Needless to say, this was a mistake. It is perhaps “the” rule of personal finance that your home is not an investment; it is the place where you and your family live. Therefore, it should NEVER be put needlessly at risk. If someone advises you not to “tie your money up in bricks and stones; have it out there working for you” tell them that you do not want your home working for anyone; you want it right where it is, housing you and your family. Then, stop talking to the person because they either do not know what they are talking about or they are a fraud, like Bernie Madoff was. Additionally, many of the victims had all of their money under management with Bernie Madoff. If just half of their money had been with another money manager, their savings would not have been completely lost.
A fundamental rule of personal investing is that your investments should be diversified across several different money managers. Preferably, each of the managers should be large, publicly held firms with plenty of assets of their own, as well as plenty of “Directors and Officers” insurance to pay any claims that are filed against them. Next is the role the government played in the Madoff fraud, which was not insignificant: Madoff was a former chairman of the NASDAQ stock market. He was also investigated several times by the Securities and Exchange Commission (SEC) prior to his fraud collapsing, and was cleared of wrongdoing each time.
Madoff was also sanctioned by the Internal Revenue Service (IRS) in regard to his ability to be an Individual Retirement Account (IRA) Custodian. Given the above, many of the victims felt the government effectively endorsed Madoff, which gave them comfort to give him all of their money to manage. Understandably, they now feel betrayed. It is important to understand that complying with governmental rules and regulations is “table stakes.” This means that all money managers must follow rules and regulations to be in business. Therefore, rule and reg compliance is a minimum investment requirement, not an endorsement. The implications of this are significant.

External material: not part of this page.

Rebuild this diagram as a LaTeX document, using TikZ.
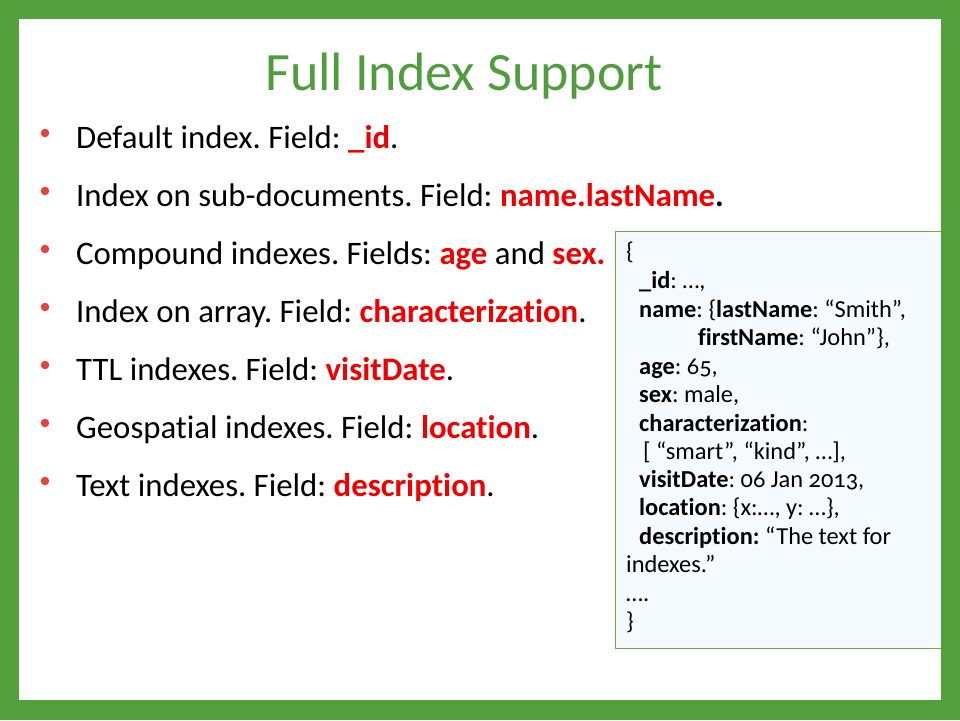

While you should obviously only do business with someone who is compliant with governmental rules and regs, that does not mean that a compliant money manager is either knowledgeable or even competent from an investment perspective. Therefore, abnormally good investment results, such as those reported for years by Madoff, must always be skeptically and thoroughly evaluated. If you lack the skills to do this, you should not invest with the money manager, even if a “sage uncle” advises you to.
Joseph Calandro, Jr.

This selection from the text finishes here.